KB / data-pipeline / data-sync-overview

Data Sync Overview

data-sync ingests external data; CCUsage feeds insights, LLM models sync via bun run sync, blog posts are local markdown files.

Updated 2026-05-26
data-syncccusagewakatimepipeline
raw .md

Data Sync Overview

The monorepo has a packages/data-sync package (13 tests) responsible for pulling external data into the build pipeline. Different apps have different data sources.

LLM Timeline data sync

bun run sync

Pulls from two sources:

  • Curated: 785 models from a Google Sheets source (maintained by Duyet)
  • Epoch AI: 3156 models from the Epoch AI dataset

The last sync ran 2026-03-25, producing 3937 unique models after deduplication (4 duplicates removed).
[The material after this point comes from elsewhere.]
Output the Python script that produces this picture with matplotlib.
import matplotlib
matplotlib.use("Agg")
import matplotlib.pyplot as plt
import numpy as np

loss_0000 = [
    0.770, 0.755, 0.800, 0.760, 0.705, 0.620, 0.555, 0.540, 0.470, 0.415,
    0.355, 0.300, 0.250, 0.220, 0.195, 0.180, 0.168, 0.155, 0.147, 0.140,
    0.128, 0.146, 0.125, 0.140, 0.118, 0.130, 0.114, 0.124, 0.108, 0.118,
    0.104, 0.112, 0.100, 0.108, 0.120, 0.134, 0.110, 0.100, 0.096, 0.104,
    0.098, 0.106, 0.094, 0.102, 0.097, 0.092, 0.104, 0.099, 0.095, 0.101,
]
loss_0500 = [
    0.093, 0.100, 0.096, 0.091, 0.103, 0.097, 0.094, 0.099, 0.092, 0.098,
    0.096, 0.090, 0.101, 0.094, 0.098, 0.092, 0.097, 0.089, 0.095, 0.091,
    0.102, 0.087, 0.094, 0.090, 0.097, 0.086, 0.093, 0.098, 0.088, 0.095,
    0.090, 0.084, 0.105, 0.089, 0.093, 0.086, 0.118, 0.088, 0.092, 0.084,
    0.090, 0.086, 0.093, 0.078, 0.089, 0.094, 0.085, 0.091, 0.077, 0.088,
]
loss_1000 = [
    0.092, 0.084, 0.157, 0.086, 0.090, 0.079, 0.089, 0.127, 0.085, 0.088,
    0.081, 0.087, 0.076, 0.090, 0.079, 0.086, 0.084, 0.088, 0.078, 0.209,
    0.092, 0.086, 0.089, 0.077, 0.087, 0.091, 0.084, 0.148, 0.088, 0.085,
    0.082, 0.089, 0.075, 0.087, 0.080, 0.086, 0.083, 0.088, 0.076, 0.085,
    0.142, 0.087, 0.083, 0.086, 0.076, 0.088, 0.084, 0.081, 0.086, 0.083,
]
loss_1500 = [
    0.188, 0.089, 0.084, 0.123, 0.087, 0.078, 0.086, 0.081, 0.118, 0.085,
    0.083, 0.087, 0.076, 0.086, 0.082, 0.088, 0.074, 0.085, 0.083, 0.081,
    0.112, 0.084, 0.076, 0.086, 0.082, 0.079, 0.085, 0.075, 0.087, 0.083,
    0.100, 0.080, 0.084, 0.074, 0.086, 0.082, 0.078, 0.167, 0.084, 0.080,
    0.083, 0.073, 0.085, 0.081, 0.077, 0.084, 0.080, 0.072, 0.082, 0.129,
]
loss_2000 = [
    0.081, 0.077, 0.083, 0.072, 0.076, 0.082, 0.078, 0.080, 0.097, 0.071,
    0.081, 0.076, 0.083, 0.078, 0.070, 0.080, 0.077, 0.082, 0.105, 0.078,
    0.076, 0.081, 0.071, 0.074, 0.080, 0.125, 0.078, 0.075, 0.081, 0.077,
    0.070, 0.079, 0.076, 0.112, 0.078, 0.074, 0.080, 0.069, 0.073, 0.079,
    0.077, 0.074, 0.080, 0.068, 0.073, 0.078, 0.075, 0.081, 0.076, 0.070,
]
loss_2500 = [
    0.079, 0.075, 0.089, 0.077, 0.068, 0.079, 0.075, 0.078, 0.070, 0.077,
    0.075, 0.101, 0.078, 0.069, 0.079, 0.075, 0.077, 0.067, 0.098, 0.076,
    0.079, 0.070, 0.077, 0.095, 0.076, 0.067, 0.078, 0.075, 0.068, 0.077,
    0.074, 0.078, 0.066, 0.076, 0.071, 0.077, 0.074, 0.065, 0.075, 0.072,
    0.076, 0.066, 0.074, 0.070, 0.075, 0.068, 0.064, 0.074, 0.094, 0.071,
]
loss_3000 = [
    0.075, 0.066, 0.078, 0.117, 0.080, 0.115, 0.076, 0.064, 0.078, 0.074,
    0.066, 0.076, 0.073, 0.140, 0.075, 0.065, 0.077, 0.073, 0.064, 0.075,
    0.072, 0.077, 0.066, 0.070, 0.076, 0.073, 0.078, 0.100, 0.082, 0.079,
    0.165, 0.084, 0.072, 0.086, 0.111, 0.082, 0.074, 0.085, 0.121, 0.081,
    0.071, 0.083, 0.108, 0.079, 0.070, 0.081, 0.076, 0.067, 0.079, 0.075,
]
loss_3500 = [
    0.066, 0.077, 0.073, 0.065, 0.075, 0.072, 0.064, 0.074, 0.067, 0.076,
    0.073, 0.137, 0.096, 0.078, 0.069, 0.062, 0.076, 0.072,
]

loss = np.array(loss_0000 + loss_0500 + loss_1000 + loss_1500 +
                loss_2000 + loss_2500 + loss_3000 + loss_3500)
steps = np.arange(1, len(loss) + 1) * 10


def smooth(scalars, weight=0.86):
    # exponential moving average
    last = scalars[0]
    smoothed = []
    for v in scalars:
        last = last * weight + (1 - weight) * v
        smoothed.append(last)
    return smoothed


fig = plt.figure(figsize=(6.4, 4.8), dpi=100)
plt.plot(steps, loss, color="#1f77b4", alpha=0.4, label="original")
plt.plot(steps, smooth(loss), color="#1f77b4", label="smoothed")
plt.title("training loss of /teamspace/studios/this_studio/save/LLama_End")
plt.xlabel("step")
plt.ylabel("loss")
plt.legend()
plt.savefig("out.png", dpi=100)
Year range expanded to 1950–2026.

Data lands in apps/llm-timeline/lib/data.ts. That file is out of scope for duyetbot — it contains research facts.

CCUsage (insights)

The insights app shows Claude API usage statistics sourced from CCUsage. Data is synced to a static JSON or API that the insights app reads at build time.
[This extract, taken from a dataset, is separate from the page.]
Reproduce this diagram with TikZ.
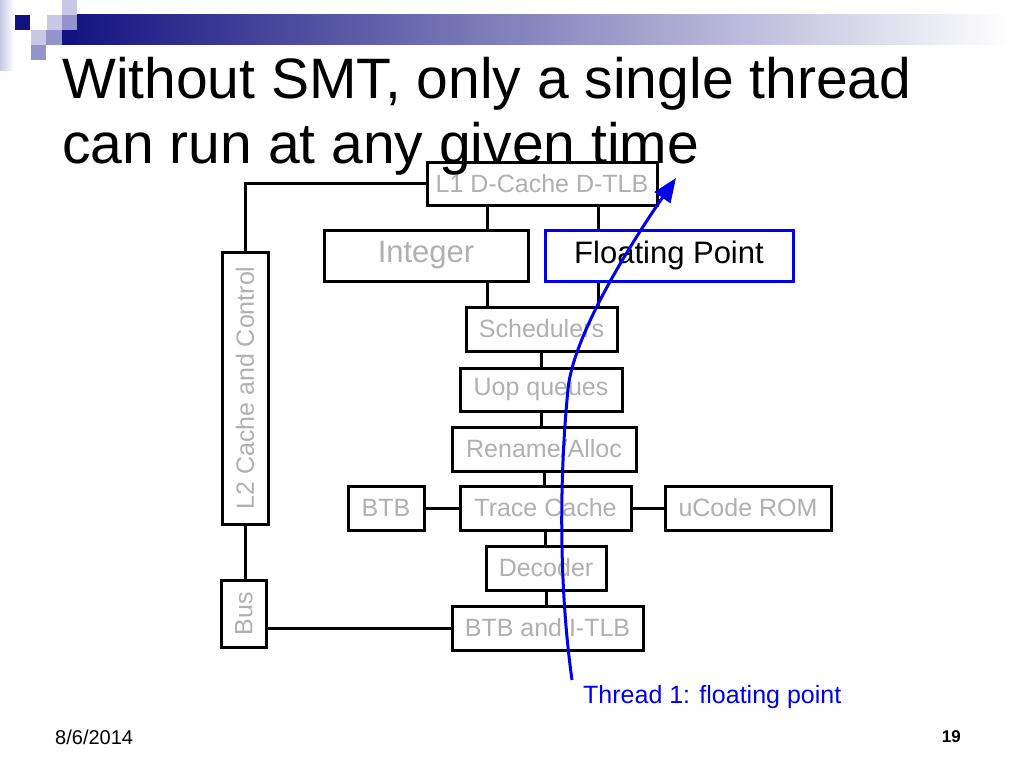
\documentclass[tikz,border=0pt]{standalone}
\usepackage{fontspec}
\setmainfont{Liberation Sans}
\usetikzlibrary{arrows.meta}

\definecolor{slidenavy}{RGB}{18,18,128}
\definecolor{sqlight}{RGB}{200,200,228}
\definecolor{sqmid}{RGB}{148,148,204}
\definecolor{unitgray}{RGB}{176,176,176}
\definecolor{threadblue}{RGB}{0,0,235}

\tikzset{
  unit/.style = {draw, line width=3pt, text=unitgray, inner sep=0pt,
    font=\fontsize{25}{30}\selectfont},
  bigunit/.style = {unit, font=\fontsize{31}{36}\selectfont},
  link/.style = {line width=3pt},
}

\begin{document}
\begin{tikzpicture}[x=1pt, y=-1pt]

\useasboundingbox (0, 0) rectangle (1024, 768);
\fill[white] (0, 0) rectangle (1024, 768);

% slide decoration
\shade[left color=sqlight, right color=white] (0, 0) rectangle (14, 70);
\shade[left color=slidenavy, right color=white] (62, 15) rectangle (1010, 45);
\fill[sqlight] (62, 0) rectangle (77, 15);
\fill[slidenavy] (15, 15) rectangle (30, 30);
\fill[sqlight] (47, 15) rectangle (62, 30);
\fill[sqmid] (62, 15) rectangle (77, 30);
\fill[slidenavy] (62, 30) rectangle (77, 45);
\fill[sqlight] (31, 30) rectangle (46, 45);
\fill[sqmid] (46, 30) rectangle (62, 45);
\fill[sqmid] (31, 45) rectangle (46, 60);

% units
\node[unit, minimum width=230, minimum height=43] (l1) at (542, 183.5) {L1 D-Cache D-TLB};
\node[bigunit, minimum width=204, minimum height=51] (int) at (426, 255.5) {Integer};
\node[bigunit, draw=threadblue, text=black, minimum width=248, minimum height=51] (fp) at (669, 255.5) {Floating Point};
\node[unit, minimum width=151, minimum height=44] (sched) at (541.5, 329) {Schedulers};
\node[unit, minimum width=162, minimum height=43] (uop) at (541, 389.5) {Uop queues};
\node[unit, minimum width=184, minimum height=44] (rename) at (544, 449) {Rename/Alloc};
\node[unit, minimum width=171, minimum height=44] (trace) at (545.5, 508) {Trace Cache};
\node[unit, minimum width=76, minimum height=44] (btb) at (386, 508) {BTB};
\node[unit, minimum width=166, minimum height=44] (ucode) at (748, 508) {uCode ROM};
\node[unit, minimum width=120, minimum height=44] (decoder) at (546, 568) {Decoder};
\node[unit, minimum width=191, minimum height=44] (itlb) at (547.5, 628) {BTB and I-TLB};
\node[unit, rotate=90, minimum width=272, minimum height=46] (l2) at (245, 388) {L2 Cache and Control};
\node[unit, rotate=90, minimum width=67, minimum height=45] (bus) at (244, 613.5) {Bus};

% connections
\coordinate (colint) at (487, 0);
\coordinate (colfp) at (598, 0);
\draw[link] (l1) -| (l2);
\draw[link] (l1.south -| colint) -- (int.north -| colint);
\draw[link] (l1.south -| colfp) -- (fp.north -| colfp);
\draw[link] (int.south -| colint) -- (sched.north -| colint);
\draw[link] (fp.south -| colfp) -- (sched.north -| colfp);
\draw[link] (sched.south) -- (sched.south |- uop.north);
\draw[link] (uop.south) -- (uop.south |- rename.north);
\draw[link] (rename.south) -- (rename.south |- trace.north);
\draw[link] (btb) -- (trace);
\draw[link] (trace) -- (ucode);
\draw[link] (trace.south) -- (trace.south |- decoder.north);
\draw[link] (decoder.south) -- (decoder.south |- itlb.north);
\draw[link] (l2.west) -- (l2.west |- bus.east);
\draw[link] (itlb.west) -- (itlb.west -| bus.south);

% title
\node[anchor=base west, inner sep=0pt, font=\fontsize{57}{65}\selectfont] (title1) at (62, 98) {Without SMT, only a single thread};
\node[anchor=base west, inner sep=0pt, font=\fontsize{57}{65}\selectfont] (title2) at (62, 163) {can run at any given time};

% thread path
\node[anchor=base west, inner sep=0pt, text=threadblue, font=\fontsize{25}{30}\selectfont] (thread) at (583, 703) {Thread 1: floating point};
\coordinate (tstart) at (572, 680);
\coordinate (tbend) at (568, 389);
\coordinate (tend) at (676, 178);
\draw[threadblue, line width=3pt, -{Triangle[length=24pt, width=19pt]}]
  (tstart) .. controls (558, 580) and (560, 470) .. (tbend)
  .. controls (574, 330) and (640, 230) .. (tend);

% footer
\node[anchor=base west, inner sep=0pt, font=\fontsize{20}{24}\selectfont] (date) at (55, 744) {8/6/2014};
\node[anchor=base east, inner sep=0pt, font=\fontsize{17}{20}\selectfont\bfseries] (page) at (961, 742) {19};

\end{tikzpicture}
\end{document}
In Cycle 4, ccusage-utils was a 674-line file with extensive duplication. It was deduplicated as part of the improvement sweep.

Blog posts

Blog posts are not synced — they live as local .md files in apps/blog/_posts/. The packages/libs post-loading utilities (readPublicJson(), getPostBySlug()) process them at build time.

Wakatime

Wakatime coding activity data is referenced in the monorepo but specific sync details are not captured in current memory. It likely feeds apps/insights or apps/ai-percentage.

Test coverage

packages/data-sync has 13 tests. The packages/api package (8 tests) handles external API calls used by some data sync flows.